Our sight-seeing bus ride which was to take an hour around lower Manhattan lasted two and a half hours. Streets jammed with stalled traffic. Sidewalks were almost impassable. Fire truck and ambulance sirens competed with the middle-eastern songs blaring from the sidewalk hot dog and pretzel stands. Each section of the city had its own unique aroma from the rapidly growing Chinese area to the Italian. Tall buildings blocked the warm sunshine. Meanwhile, the bus tour guide kept up a steady stream of information about passing points of interest and made lame jokes about our President.

 

The next day Doug wanted to see Central Park and the Empire State Building so we chose to walk because it was faster. After breakfast at a diner and a fast-paced jaunt through crowded sidewalks under scaffolding in almost every block, we arrived at Columbus Circle. Passing the horses and carriages on the south side of Central Park, we entered at the south-east entrance.

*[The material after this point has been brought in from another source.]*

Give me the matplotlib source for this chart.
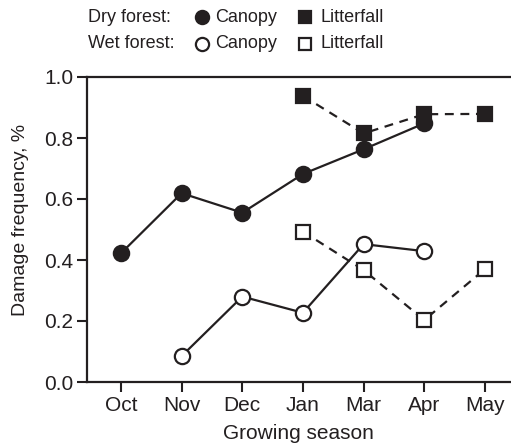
import matplotlib
matplotlib.use("Agg")
import matplotlib.pyplot as plt
from matplotlib.lines import Line2D
import numpy as np

plt.rcParams['font.family'] = ['Liberation Sans', 'DejaVu Sans']

months = ["Oct", "Nov", "Dec", "Jan", "Mar", "Apr", "May"]

dry_canopy_months = ["Oct", "Nov", "Dec", "Jan", "Mar", "Apr"]
dry_canopy = [0.422, 0.619, 0.555, 0.682, 0.763, 0.848]

dry_litter_months = ["Jan", "Mar", "Apr", "May"]
dry_litter = [0.938, 0.815, 0.878, 0.879]

wet_canopy_months = ["Nov", "Dec", "Jan", "Mar", "Apr"]
wet_canopy = [0.085, 0.280, 0.227, 0.452, 0.429]

wet_litter_months = ["Jan", "Mar", "Apr", "May"]
wet_litter = [0.493, 0.367, 0.203, 0.370]

yticks = [0.0, 0.2, 0.4, 0.6, 0.8, 1.0]

C = '#231f20'
W, H = 511, 446
fig = plt.figure(figsize=(W / 100, H / 100), dpi=100)
ax = fig.add_axes([87 / W, 1 - 382 / H, (511 - 87) / W, (382 - 77) / H])

idx = {m: i for i, m in enumerate(months)}
def xs(ms):
    return [idx[m] for m in ms]

ms = 10.5
mew = 1.6
lw = 1.6
ax.plot(xs(dry_litter_months), dry_litter, ls=(0, (4, 3)), color=C, lw=lw,
        marker='s', ms=ms, mfc=C, mec=C, mew=mew, zorder=3)
ax.plot(xs(dry_canopy_months), dry_canopy, ls='-', color=C, lw=lw,
        marker='o', ms=ms + 0.5, mfc=C, mec=C, mew=mew, zorder=4)
ax.plot(xs(wet_litter_months), wet_litter, ls=(0, (4, 3)), color=C, lw=lw,
        marker='s', ms=ms - 0.5, mfc='white', mec=C, mew=mew, zorder=3)
ax.plot(xs(wet_canopy_months), wet_canopy, ls='-', color=C, lw=lw,
        marker='o', ms=ms + 0.5, mfc='white', mec=C, mew=mew, zorder=4)

ax.set_xlim(-0.56, 6.43)
ax.set_ylim(0, 1.0)
ax.set_xticks(range(len(months)))
ax.set_xticklabels(months)
ax.set_yticks(yticks)
ax.set_yticklabels([f"{v:.1f}" for v in yticks])

for s in ['left', 'bottom', 'top']:
    ax.spines[s].set_linewidth(1.6)
    ax.spines[s].set_color(C)
ax.spines['right'].set_visible(False)
ax.tick_params(axis='both', direction='out', length=7, width=1.5, color=C,
               labelsize=15, labelcolor=C, pad=3)
ax.set_xlabel("Growing season", fontsize=15, color=C)
ax.set_ylabel("Damage frequency, %", fontsize=14, color=C)
ax.xaxis.set_label_coords(0.499, -0.17)
ax.yaxis.set_label_coords(-0.158, 0.53)
ax.xaxis.label.set_va('center')
ax.yaxis.label.set_va('center')

# custom legend in figure coordinates
fs = 13
rows = [(1 - 17 / H, "Dry forest:", C), (1 - 44 / H, "Wet forest:", 'white')]
for y, lab, fc in rows:
    fig.text(88 / W, y, lab, fontsize=fs, color=C, va='center', ha='left')
    fig.add_artist(Line2D([202 / W], [y], transform=fig.transFigure, marker='o',
                          ms=9.5, mfc=fc, mec=C, mew=mew, ls='none'))
    fig.text(215 / W, y, "Canopy", fontsize=fs, color=C, va='center', ha='left')
    fig.add_artist(Line2D([305 / W], [y], transform=fig.transFigure, marker='s',
                          ms=9, mfc=fc, mec=C, mew=mew, ls='none'))
    fig.text(320 / W, y, "Litterfall", fontsize=fs, color=C, va='center', ha='left')

fig.savefig("out.png", dpi=100)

We hadn’t gone more than a half block when it hit me. It was as if we had entered another realm. People sauntered along the paved walkways. The raucous sounds of the city disappeared along with the exhaust fumes. A squirrel gathered nuts and ducks floated aimlessly on the pond near an arched stone bridge. A little Chinese man sat on a rock as he bowed a pleasant tune on one string strung on a croquet mallet.

  

All too soon we had to make our way back into the jangling jumble of people in order to allow enough time to walk to the Empire State Building for a skyscraper scan of the city.

After standing in several lines and a trip up a few stories we stood in another line to buy a ticket to the top. For a mere $102 for two senior tickets, we got to stand in more lines and ride more elevators for the precious privilege of a top-of-the-tower view. That’s a far cry from the quarter I paid to look from the same point sixty-five years ago. From there today, Central Park looked like a tiny island of green in the midst of a concrete jungle.

What eight-and-a half million people see in that place, I’ll never understand. I’m with Dorothy. There’s no place like home.